Claims submitted in this continuation-in-part are directed to the more general case of using the invention to detect alleles of a genetic locus 16.

Claim 1 recited: A method for detection of at least one allele of a genetic locus comprising amplifying genomic DNA with an intron-spanning primer pair that defines a DNA sequence, said DNA sequence being in genetic linkage with said genetic locus and containing a sufficient number of intron sequence nucleotides to produce an amplified DNA sequence characteristic of said allele.[add a comment]

Without going into detail, the rejections for obviousness and the responses by the Applicant iterate those in the prior application. In response to citations of the prior art in which a “sequence polymorphism in an intron was empirically determined to correlate with a particular allele of a genetic locus, e.g. … β-thalassemia” 17, the Applicant amended the claim to the analysis of multi-allelic genetic loci. With respect to articles that describe RFLP sites in introns, the Applicant responded that because about 95% of DNA is non-coding, about 95% of restriction sites should be located there. But that fact did “not teach that intron sequences can be amplified and analysed to identify the alleles.” 18 The Applicant stresses that it takes an exhaustive search to find an RFLP that correlates with a particular allele, in contrast to the invention in which one only needs to know how the degree of polymorphism in order to amplify a sufficiently large piece of non-coding DNA to allow identification of all the alleles.

In the next Office Action, the Examiner additionally rejects the claims for lack of enablement, that is, the application does not teach how to use the invention for any region of DNA other than the MHC region.

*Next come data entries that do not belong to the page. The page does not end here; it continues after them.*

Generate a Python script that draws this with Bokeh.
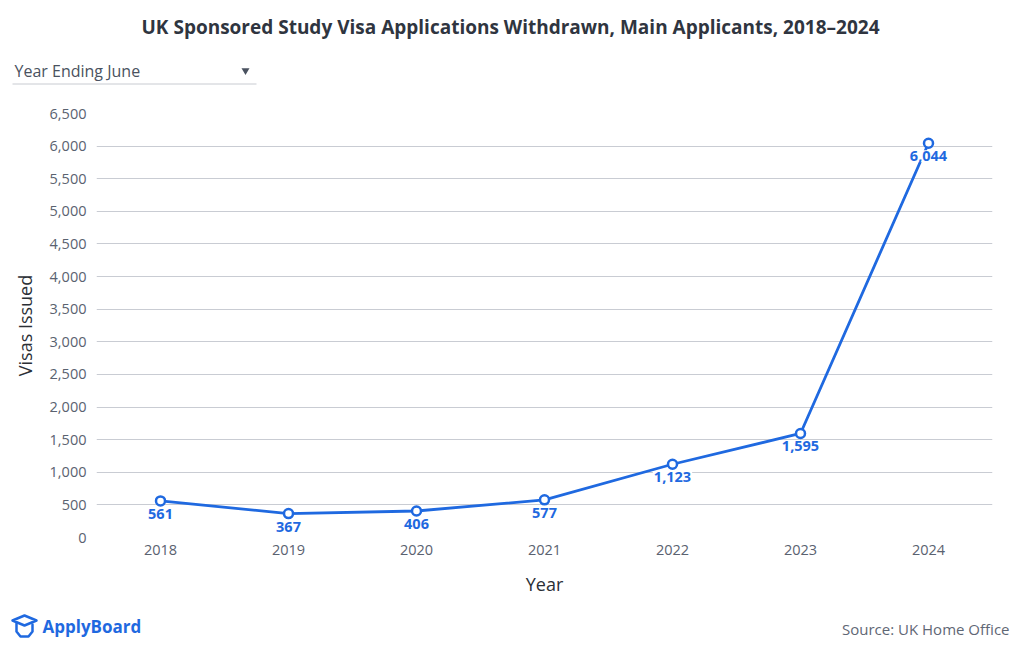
from bokeh.plotting import figure
from bokeh.models import ColumnDataSource, NumeralTickFormatter, FixedTicker, Range1d
from bokeh.core.properties import value
from bokeh.embed import file_html
from bokeh.resources import INLINE

years = ["2018", "2019", "2020", "2021", "2022", "2023", "2024"]
withdrawn = [561, 367, 406, 577, 1123, 1595, 6044]
labels = ["561", "367", "406", "577", "1,123", "1,595", "6,044"]
y_ticks = [0, 500, 1000, 1500, 2000, 2500, 3000, 3500, 4000, 4500, 5000, 5500, 6000, 6500]

title_text = "UK Sponsored Study Visa Applications Withdrawn, Main Applicants, 2018\u20132024"
dropdown_text = "Year Ending June"
source_text = "Source: UK Home Office"
brand_text = "ApplyBoard"

FONT = "Open Sans"
BLUE = "#1f69e0"
GREY = "#5a6270"
W = 1020


def blank(h):
    f = figure(width=W, height=h, x_range=Range1d(0, W), y_range=Range1d(h, 0),
               output_backend="svg", toolbar_location=None, min_border=0)
    f.axis.visible = False
    f.grid.visible = False
    f.outline_line_color = None
    return f


# ---- header (page y 0..98) ----
hdr = blank(98)
hdr.text(x=[510], y=[26], text=[title_text], text_align="center", text_baseline="middle",
         text_font=value(FONT), text_font_size="19px", text_font_style="bold", text_color="#2f3540")
hdr.text(x=[14], y=[70], text=[dropdown_text], text_align="left", text_baseline="middle",
         text_font=value(FONT), text_font_size="16px", text_color="#4a5260")
hdr.scatter(x=[245], y=[70], marker="inverted_triangle", size=8, fill_color="#4a5260", line_color=None)
hdr.line(x=[12, 256], y=[83.5, 83.5], line_color="#c8cbd1", line_width=1)

# ---- main chart (page y 98..607) ----
src = ColumnDataSource(dict(x=years, y=withdrawn, t=labels))

p = figure(x_range=years, y_range=Range1d(0, 6500), width=W, height=509,
           output_backend="svg", toolbar_location=None,
           min_border_left=96, min_border_right=28, min_border_top=15, min_border_bottom=70)
p.outline_line_color = None

p.line("x", "y", source=src, line_color=BLUE, line_width=2.8)
p.scatter("x", "y", source=src, size=9, fill_color="white", line_color=BLUE, line_width=2.5)
p.text("x", "y", text="t", source=src, text_align="center", text_baseline="top",
       y_offset=7, text_color=BLUE, text_font=value(FONT), text_font_size="14.5px",
       text_font_style="bold", background_fill_color="white", padding=1)

p.yaxis.ticker = FixedTicker(ticks=y_ticks)
p.yaxis.formatter = NumeralTickFormatter(format="0,0")
for ax in (p.xaxis[0], p.yaxis[0]):
    ax.axis_line_color = None
    ax.major_tick_line_color = None
    ax.minor_tick_line_color = None
    ax.major_label_text_color = GREY
    ax.major_label_text_font = FONT
    ax.major_label_text_font_size = "14.5px"
    ax.axis_label_text_font = FONT
    ax.axis_label_text_font_style = "normal"
    ax.axis_label_text_font_size = "18px"
    ax.axis_label_text_color = "#2b2f36"
p.yaxis.axis_label = "Visas Issued"
p.xaxis.axis_label = "Year"
p.yaxis.major_label_standoff = 4
p.xaxis.major_label_standoff = 1
p.xaxis.axis_label_standoff = 14
p.yaxis.axis_label_standoff = 10
p.xgrid.grid_line_color = None
p.ygrid.grid_line_color = "#c9ccd3"
p.ygrid.grid_line_width = 1

# ---- footer (page y 607..650) ----
ftr = blank(43)
ftr.patch(x=[12, 24, 36, 24], y=[13, 8, 13, 18], fill_color=None, line_color=BLUE, line_width=2.5,
          line_join="round")
ftr.line(x=[16, 16, 20, 28, 32, 32], y=[16, 24, 29, 29, 24, 17], line_color=BLUE, line_width=2.5,
         line_join="round", line_cap="round")
ftr.text(x=[42], y=[19], text=[brand_text], text_align="left", text_baseline="middle",
         text_font=value(FONT), text_font_size="17px", text_font_style="bold", text_color=BLUE)
ftr.text(x=[1009], y=[21], text=[source_text], text_align="right", text_baseline="middle",
         text_font=value(FONT), text_font_size="15px", text_color="#5f6775")

open("out.html", "w").write(file_html([hdr, p, ftr], INLINE))
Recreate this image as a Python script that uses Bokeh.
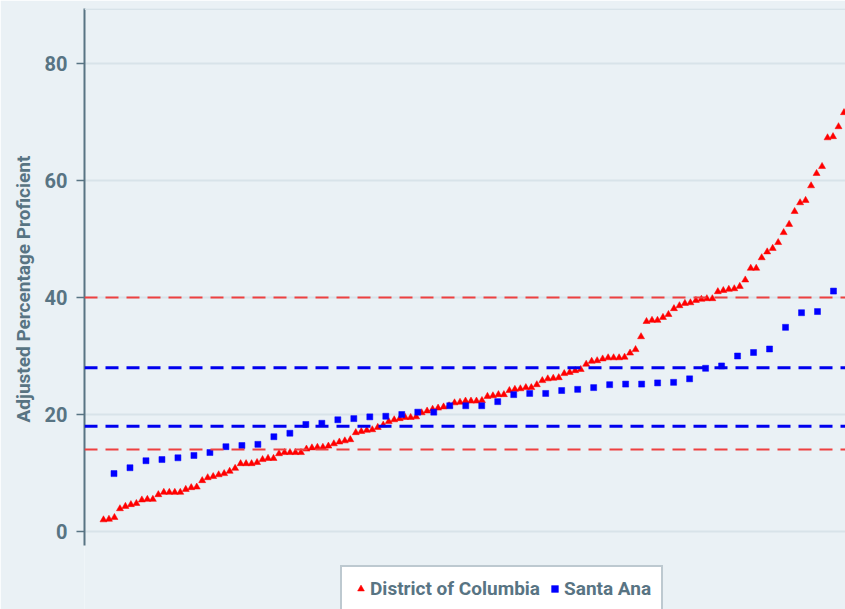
from bokeh.plotting import figure
from bokeh.models import Span, Legend, LegendItem, FixedTicker, Range1d, Title
from bokeh.embed import file_html
from bokeh.resources import INLINE

# ---- data ----
dc_values = [2.0, 2.1, 2.4,
             3.9, 4.3, 4.6, 4.8,
             5.4, 5.5, 5.5,
             6.3,
             6.7, 6.7, 6.7, 6.7,
             7.2, 7.5, 7.6,
             8.7,
             9.2, 9.4,
             9.7, 9.9, 10.3,
             10.8,
             11.6, 11.6, 11.6, 11.8,
             12.3, 12.5, 12.5,
             13.3, 13.5, 13.5, 13.5, 13.5,
             14.1, 14.3, 14.4, 14.4, 14.6,
             15.0, 15.3, 15.5, 15.7,
             16.9, 17.1, 17.3, 17.4, 17.8, 18.2,
             18.8, 19.1, 19.3, 19.5, 19.5, 19.6,
             20.3, 20.6, 20.9, 21.1, 21.3, 21.5,
             22.0, 22.1, 22.3, 22.3, 22.3, 22.4,
             23.1, 23.2, 23.4, 23.4,
             24.1, 24.3, 24.4, 24.6, 24.6,
             25.1, 25.8, 26.1, 26.2, 26.3,
             27.0, 27.2, 27.5, 27.7,
             28.6, 29.1, 29.2, 29.5, 29.7, 29.7, 29.7, 29.8, 30.5, 31.1,
             33.3,
             35.9, 36.1, 36.1,
             36.6, 37.1,
             38.1, 38.6, 39.0, 39.1, 39.5, 39.7, 39.8, 39.8,
             41.0, 41.2, 41.4, 41.5, 41.9,
             43.0,
             45.0, 45.0,
             46.8,
             47.8, 48.4,
             49.4,
             51.1,
             52.5,
             54.7,
             56.2, 56.6,
             59.1,
             61.2,
             62.4,
             67.3, 67.5,
             69.2,
             71.6]

sa_values = [9.9, 10.9, 12.1, 12.3, 12.6, 13.0, 13.5, 14.5, 14.7, 14.9,
             16.2, 16.8, 18.3, 18.5, 19.1, 19.3, 19.6, 19.7, 20.0, 20.4,
             20.4, 21.5, 21.5, 21.5, 22.2, 23.4, 23.6, 23.6, 24.1, 24.3,
             24.6, 25.1, 25.2, 25.2, 25.4, 25.5, 26.1, 27.9, 28.3, 30.0,
             30.6, 31.2, 34.9, 37.4, 37.6, 41.1]

dc_benchmarks = [14, 40]
sa_benchmarks = [18, 28]
y_ticks = [0, 20, 40, 60, 80]
y_title = "Adjusted Percentage Proficient"
series_names = ["District of Columbia", "Santa Ana"]

# percentile rank positions
dc_x = [(i + 1) / (len(dc_values) + 1) * 100 for i in range(len(dc_values))]
sa_x = [(i + 1) / (len(sa_values) + 1) * 100 for i in range(len(sa_values))]

# ---- styling ----
BG = "#eaf1f5"
GRID = "#d8e3e9"
SLATE = "#587483"
FONT = "Roboto"

p = figure(width=845, height=609, output_backend="svg", toolbar_location=None,
           x_range=Range1d(-1.796, 99.47), y_range=Range1d(-13.33, 89.4),
           min_border_left=84, min_border_right=0, min_border_top=8,
           min_border_bottom=0,
           background_fill_color=BG, border_fill_color=BG,
           outline_line_color=None)

p.xaxis.visible = False
p.xgrid.visible = False
p.ygrid.grid_line_color = GRID
p.ygrid.grid_line_width = 2

ax = p.yaxis[0]
ax.ticker = FixedTicker(ticks=y_ticks)
ax.bounds = (-2.39, 89.4)
ax.minor_tick_line_color = None
ax.major_tick_in = 0
ax.major_tick_out = 8
ax.major_tick_line_color = SLATE
ax.major_tick_line_width = 1.5
ax.axis_line_color = SLATE
ax.axis_line_width = 2
ax.major_label_text_font = FONT
ax.major_label_text_font_style = "bold"
ax.major_label_text_font_size = "20px"
ax.major_label_text_color = SLATE
ax.major_label_standoff = 9

# y-axis title as a side title, starting at the bottom with an offset
ytitle = Title(text=y_title, align="left", offset=187, standoff=14,
               text_font=FONT, text_font_style="bold", text_font_size="19px",
               text_color=SLATE)
p.add_layout(ytitle, "left")

# top border line
p.add_layout(Span(location=89.3, dimension="width", line_color=GRID, line_width=2))

# benchmark lines
for b in dc_benchmarks:
    p.add_layout(Span(location=b, dimension="width", line_color="#ee4040",
                      line_width=2, line_dash="13 8"))
for b in sa_benchmarks:
    p.add_layout(Span(location=b, dimension="width", line_color="#0000ee",
                      line_width=3, line_dash="13 8"))

r_dc = p.scatter(dc_x, dc_values, marker="triangle", size=7,
                 fill_color="#ff0000", line_color="#ff0000", line_width=0.5)
r_sa = p.scatter(sa_x, sa_values, marker="square", size=6,
                 fill_color="#0000ff", line_color="#0000ff", line_width=0.5)

legend = Legend(items=[LegendItem(label=series_names[0], renderers=[r_dc]),
                       LegendItem(label=series_names[1], renderers=[r_sa])],
                orientation="horizontal", location=(256, -3),
                padding=10, spacing=6, label_standoff=1,
                glyph_width=17, glyph_height=17,
                label_text_font=FONT, label_text_font_style="bold",
                label_text_font_size="19px", label_text_color=SLATE,
                background_fill_color="white", background_fill_alpha=1,
                border_line_color="#7b93a1", border_line_width=2)
p.add_layout(legend)

open("out.html", "w").write(file_html(p, INLINE))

Despite protestations by the Applicant that the rejection should have been raised earlier and that the rejection lacks particularity, the Examiner refused to let up on either rejection. In response to the enablement rejection, the Applicant submits several declarations by prominent scientists who state that the generality of the invention was unexpected.

After several more rounds of rejections and responses, the claims were finally limited to the invention as it applied to MHC genes. The Examiner allowed these claims

US Application No: 07/949,652 (Patent No. 5,612,179)

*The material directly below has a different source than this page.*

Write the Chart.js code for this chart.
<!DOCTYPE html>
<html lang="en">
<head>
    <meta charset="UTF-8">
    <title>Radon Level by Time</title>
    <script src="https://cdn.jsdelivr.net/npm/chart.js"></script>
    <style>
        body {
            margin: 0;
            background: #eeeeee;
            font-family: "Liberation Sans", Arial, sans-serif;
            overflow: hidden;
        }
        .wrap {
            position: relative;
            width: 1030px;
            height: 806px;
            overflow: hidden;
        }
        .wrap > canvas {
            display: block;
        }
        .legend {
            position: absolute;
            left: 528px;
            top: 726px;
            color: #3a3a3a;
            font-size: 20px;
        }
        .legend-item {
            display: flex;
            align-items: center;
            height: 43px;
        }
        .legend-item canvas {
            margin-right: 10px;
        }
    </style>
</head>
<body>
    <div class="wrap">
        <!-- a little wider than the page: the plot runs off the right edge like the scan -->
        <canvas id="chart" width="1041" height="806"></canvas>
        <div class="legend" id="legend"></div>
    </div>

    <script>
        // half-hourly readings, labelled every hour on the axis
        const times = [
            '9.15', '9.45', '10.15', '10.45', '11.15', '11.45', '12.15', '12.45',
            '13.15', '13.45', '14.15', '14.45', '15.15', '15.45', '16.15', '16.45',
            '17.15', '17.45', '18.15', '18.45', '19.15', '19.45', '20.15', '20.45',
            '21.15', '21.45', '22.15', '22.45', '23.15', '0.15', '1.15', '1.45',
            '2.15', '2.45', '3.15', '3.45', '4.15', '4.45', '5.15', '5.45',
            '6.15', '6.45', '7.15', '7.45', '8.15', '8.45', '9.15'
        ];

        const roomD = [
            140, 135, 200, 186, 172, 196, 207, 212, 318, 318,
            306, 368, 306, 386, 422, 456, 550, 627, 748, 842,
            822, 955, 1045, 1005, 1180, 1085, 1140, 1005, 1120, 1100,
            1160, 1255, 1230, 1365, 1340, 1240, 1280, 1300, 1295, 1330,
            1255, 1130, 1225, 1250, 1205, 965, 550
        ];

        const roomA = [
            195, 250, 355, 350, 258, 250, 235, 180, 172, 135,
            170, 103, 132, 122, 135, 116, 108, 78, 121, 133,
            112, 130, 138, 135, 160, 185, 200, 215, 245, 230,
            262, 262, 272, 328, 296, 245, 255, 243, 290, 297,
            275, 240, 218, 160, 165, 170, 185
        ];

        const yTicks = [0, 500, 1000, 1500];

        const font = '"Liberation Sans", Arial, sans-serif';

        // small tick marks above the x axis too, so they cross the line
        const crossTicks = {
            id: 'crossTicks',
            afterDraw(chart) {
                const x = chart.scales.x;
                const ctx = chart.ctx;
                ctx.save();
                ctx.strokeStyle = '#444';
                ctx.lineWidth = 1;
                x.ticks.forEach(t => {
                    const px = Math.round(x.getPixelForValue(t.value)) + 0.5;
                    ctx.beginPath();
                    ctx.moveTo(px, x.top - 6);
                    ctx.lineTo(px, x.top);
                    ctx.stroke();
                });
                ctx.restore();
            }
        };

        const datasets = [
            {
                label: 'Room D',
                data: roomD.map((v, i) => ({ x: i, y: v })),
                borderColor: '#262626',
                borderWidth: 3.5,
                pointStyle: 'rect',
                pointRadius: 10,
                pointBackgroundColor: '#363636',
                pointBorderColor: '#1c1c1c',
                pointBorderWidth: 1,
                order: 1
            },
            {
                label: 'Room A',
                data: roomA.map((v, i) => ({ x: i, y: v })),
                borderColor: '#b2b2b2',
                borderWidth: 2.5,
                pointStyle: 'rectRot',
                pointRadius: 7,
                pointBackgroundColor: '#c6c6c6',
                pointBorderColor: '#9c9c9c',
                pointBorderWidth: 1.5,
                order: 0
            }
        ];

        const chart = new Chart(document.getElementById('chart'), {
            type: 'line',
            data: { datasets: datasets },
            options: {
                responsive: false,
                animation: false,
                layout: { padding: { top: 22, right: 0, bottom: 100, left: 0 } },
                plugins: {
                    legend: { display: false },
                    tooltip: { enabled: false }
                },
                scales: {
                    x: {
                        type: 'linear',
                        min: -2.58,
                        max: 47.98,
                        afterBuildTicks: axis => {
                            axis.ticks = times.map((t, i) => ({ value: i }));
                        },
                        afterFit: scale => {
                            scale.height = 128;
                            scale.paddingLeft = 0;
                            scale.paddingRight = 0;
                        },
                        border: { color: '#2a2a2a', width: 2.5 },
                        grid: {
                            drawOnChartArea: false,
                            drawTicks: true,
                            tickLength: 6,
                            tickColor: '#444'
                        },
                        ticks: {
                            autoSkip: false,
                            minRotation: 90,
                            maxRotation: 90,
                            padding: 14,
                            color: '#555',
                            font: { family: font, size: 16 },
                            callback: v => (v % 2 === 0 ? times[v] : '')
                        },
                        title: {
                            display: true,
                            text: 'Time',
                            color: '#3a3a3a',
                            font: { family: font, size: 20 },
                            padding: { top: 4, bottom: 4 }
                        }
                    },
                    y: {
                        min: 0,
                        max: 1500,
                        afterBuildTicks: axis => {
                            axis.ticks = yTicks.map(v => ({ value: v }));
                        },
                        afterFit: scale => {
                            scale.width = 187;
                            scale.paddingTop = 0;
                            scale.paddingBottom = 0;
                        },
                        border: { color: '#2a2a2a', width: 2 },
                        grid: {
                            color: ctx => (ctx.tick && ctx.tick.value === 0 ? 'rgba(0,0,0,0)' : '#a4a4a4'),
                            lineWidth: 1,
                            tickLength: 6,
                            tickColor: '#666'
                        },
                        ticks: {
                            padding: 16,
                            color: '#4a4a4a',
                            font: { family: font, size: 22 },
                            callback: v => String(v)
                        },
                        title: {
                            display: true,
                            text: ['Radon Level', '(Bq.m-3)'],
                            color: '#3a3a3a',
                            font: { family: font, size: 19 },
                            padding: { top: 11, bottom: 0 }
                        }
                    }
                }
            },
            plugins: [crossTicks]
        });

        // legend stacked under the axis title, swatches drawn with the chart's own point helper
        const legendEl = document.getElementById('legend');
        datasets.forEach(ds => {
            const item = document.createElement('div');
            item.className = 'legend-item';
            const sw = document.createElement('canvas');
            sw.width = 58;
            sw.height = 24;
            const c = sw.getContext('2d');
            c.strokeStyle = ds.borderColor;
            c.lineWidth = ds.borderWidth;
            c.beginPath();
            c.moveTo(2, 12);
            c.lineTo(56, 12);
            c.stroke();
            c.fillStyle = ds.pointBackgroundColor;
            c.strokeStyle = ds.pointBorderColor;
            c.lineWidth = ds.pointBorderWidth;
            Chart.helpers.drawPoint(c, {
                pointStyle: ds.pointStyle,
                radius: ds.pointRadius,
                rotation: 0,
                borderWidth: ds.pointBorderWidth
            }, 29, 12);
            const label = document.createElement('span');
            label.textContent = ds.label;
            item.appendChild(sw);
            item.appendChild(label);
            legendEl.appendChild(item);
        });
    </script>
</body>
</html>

The claims submitted in this application contains claims directed to the invention applied generally and claims directed to the invention applied to MHC genes. Claim 1 as submitted is the same as claim 1 of the patent except it lacks the analyzing step; claim 7 as submitted is the same as claim 9 of the patent.

Of interest, in a Preliminary Amendment 19 (an amendment submitted before the first Office Action), the invention is further characterized as not requiring information regarding family members. Furthermore, several methods specifically excluded from the claims are enumerated. These include “identifying a marker which could be used as a site of polymorphism to determine inheritance in family studies”; “sites of polymorphism in non-coding regions to attempt to track inheritance of disease genes in family studies”; classical RFLP analyses; and use of VNTR sequences as markers, such as for paternity testing and forensic applications.

A new Examiner in this case also rejected claims for lack of enablement and only rejected claims drawn to methods to determine RFLP fragments of an MHC locus for obviousness, although citing different prior art. While overcoming the lack of enablement rejection with the submission of declarations by prominent scientists, the Applicant was unable to overcome the prior art rejection for obviousness. By canceling the rejected claims, the remaining claims should have been allowed.

The case was transferred to a new examiner however, who re-opened the prosecution and rejected the claims for lack of enablement. This remained a very difficult rejection to overcome as the Examiner criticized the statements in the Declarations and would not accept them as persuasive. Furthermore, the Examiner rejected claims as obvious over Kan et al. (identified RFLP near the β-globin gene) with a PCR reference. An interview with the Examiner and senior supervisor was used to discuss and resolve the issues of the Declarations and prior art. Following presentation of the interview as an amendment, the claims were allowed.